Félix Mesguich Felix Mesguich

Lumière operator in France, the United States, Canada and Russia

Born in Algeria, Mesguich served as a Zouave before moving to France and joining the brothers Lumière, where he was assistant to Perrigot at the first provincial screening of the Cinématographe, in Lyon on 25 January 1896. He was then among the operators sent by the Lumières to launch the Cinématographe in the United States in June 1896. Exhibiting at the Eden Musée and Keith's Union Square Theater in New York, as well as other major cities, Lumière programmes were highly successful throughout America to the end of 1896, but the business failed to keep up with the strengthening American competition, and ceased to be a major force on the American scene by 1897. Mesguich returned to France by way of Canada (when he filmed the Niagara Falls), returning to France in the autumn of 1897, when he was next sent to Russia, working for Lumière concessionary Arthur Grünewald and exhibiting Lumière films before Tsar Nikolas II at Yalta. Continuing in Russia to September 1898, Mesguich returned to France, left the Lumières, and next made some of the world's first advertising films, starting with an 'animated poster' for 'Ripolin' in October 1898, then 'phantom rides' sponsored by Compagnie des Wagons-Lits.

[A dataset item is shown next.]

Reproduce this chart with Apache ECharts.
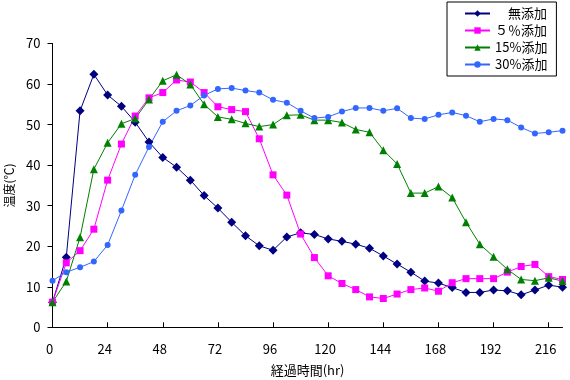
<!DOCTYPE html>
<html><head><meta charset="utf-8">
<script src="https://cdn.jsdelivr.net/npm/echarts@6/dist/echarts.min.js"></script>
<style>html,body{margin:0;padding:0;background:#fff}#c{width:570px;height:380px}</style>
</head><body><div id="c"></div>
<script>
const hours = [0,6,12,18,24,30,36,42,48,54,60,66,72,78,84,90,96,102,108,114,120,126,132,138,144,150,156,162,168,174,180,186,192,198,204,210,216,222];
const xTicks = [0,24,48,72,96,120,144,168,192,216];
const yTicks = [0,10,20,30,40,50,60,70];
const seriesNames = ['　無添加','５％添加','15%添加','30%添加'];
const none = [6.2,17.3,53.4,62.4,57.3,54.5,50.6,45.7,41.9,39.5,36.3,32.5,29.4,25.9,22.6,20.1,19.0,22.3,23.3,22.9,21.8,21.2,20.5,19.5,17.6,15.6,13.6,11.4,10.9,9.8,8.6,8.6,9.2,9.0,8.0,9.2,10.4,9.9];
const p5 = [6.2,15.9,18.9,24.2,36.3,45.2,52.1,56.6,57.9,61.0,60.5,57.9,54.4,53.7,53.2,46.5,37.6,32.6,23.0,17.2,12.7,10.8,9.3,7.5,7.1,8.2,9.3,9.7,8.9,11.0,12.0,12.0,12.0,13.6,15.0,15.5,12.5,11.8];
const p15 = [6.2,11.3,22.2,39.0,45.5,50.2,51.5,56.2,60.8,62.3,59.9,55.0,51.9,51.3,50.3,49.5,50.0,52.3,52.4,51.1,51.1,50.5,48.8,48.1,43.7,40.3,33.1,33.1,34.7,32.0,25.9,20.5,17.4,14.3,11.8,11.5,12.2,11.4];
const p30 = [11.5,13.6,14.8,16.2,20.3,28.8,37.6,44.5,50.7,53.4,54.7,57.2,58.8,59.0,58.4,57.9,56.1,55.4,53.4,51.6,51.9,53.2,54.1,54.1,53.4,54.0,51.6,51.4,52.4,53.0,52.2,50.7,51.4,51.1,49.3,47.8,48.1,48.5];

const font = "'Noto Sans CJK JP', sans-serif";
const pair = arr => hours.map((h,i)=>[h,arr[i]]);
const chart = echarts.init(document.getElementById('c'));
const mk = (name, data, color, symbol, size) => ({
  name, type:'line', data: pair(data), symbol, symbolSize:size,
  lineStyle:{color, width:1}, itemStyle:{color}, animation:false
});
chart.setOption({
  animation:false,
  backgroundColor:'#fff',
  grid:{left:52.5, right:7.5, top:43.5, bottom:52.7, containLabel:false, outerBoundsMode:'none'},
  legend:{
    orient:'vertical', left:447, top:2, padding:[5,9,5,17],
    borderColor:'#000', borderWidth:1, backgroundColor:'#fff',
    itemWidth:25, itemHeight:8, itemGap:4,
    textStyle:{fontFamily:font, fontSize:13, color:'#000'},
    data:seriesNames
  },
  xAxis:{
    type:'value', min:0, max:222, interval:24,
    name:'経過時間(hr)', nameLocation:'middle', nameGap:36,
    nameTextStyle:{fontFamily:font, fontSize:13, color:'#000'},
    axisLine:{lineStyle:{color:'#000', width:1}},
    axisTick:{inside:true, length:5, lineStyle:{color:'#000'}, customValues:xTicks},
    axisLabel:{fontFamily:font, fontSize:13, color:'#000', margin:15, padding:[0,6,0,0], customValues:xTicks},
    splitLine:{show:false}
  },
  yAxis:{
    type:'value', min:0, max:70, interval:10,
    name:'温度(℃)', nameLocation:'middle', nameGap:36, nameRotate:90,
    nameTextStyle:{fontFamily:font, fontSize:12, color:'#000'},
    axisLine:{show:true, lineStyle:{color:'#000', width:1}},
    axisTick:{show:true, length:5, lineStyle:{color:'#000'}, customValues:yTicks},
    axisLabel:{fontFamily:font, fontSize:13, color:'#000', margin:12, customValues:yTicks},
    splitLine:{show:false}
  },
  series:[
    mk(seriesNames[0], none, '#000080', 'diamond', 9),
    mk(seriesNames[1], p5, '#FF00FF', 'rect', 7),
    mk(seriesNames[2], p15, '#008000', 'triangle', 8),
    mk(seriesNames[3], p30, '#3366FF', 'circle', 6)
  ]
});
</script></body></html>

He then turned up touring the films and cylinders of Sarah Bernhardt, Coquelin and others originally filmed by Clément-Maurice for the Phono-Cinéma-Théâtre at the Paris Exposition of 1900 on a three month jaunt through France, Germany, Austria and Switzerland. He returned to Paris in 1901 to present the film at the Olympia for the Isola brothers. Thereafter Mesguich toured the world as a news cameraman, commissioned by a variety of companies, filming Queen Victoria's funeral, the coronation of Edward VII in 1902, around Europe and Russia once more, the unofficial Olympic Games in Athens in 1906, through Palestine, Algeria and Egypt, and claimed to have taken film from a Wright biplane in flight in 1908. A world tour conducted in 1909-10 took him through Ceylon, India, Cambodia, Vietnam, Burma, Singapore, Japan and China. He served in the First World War in his Zouave regiment. His memoirs, published in 1933, are lively and readable, if somewhat cavalier with the facts.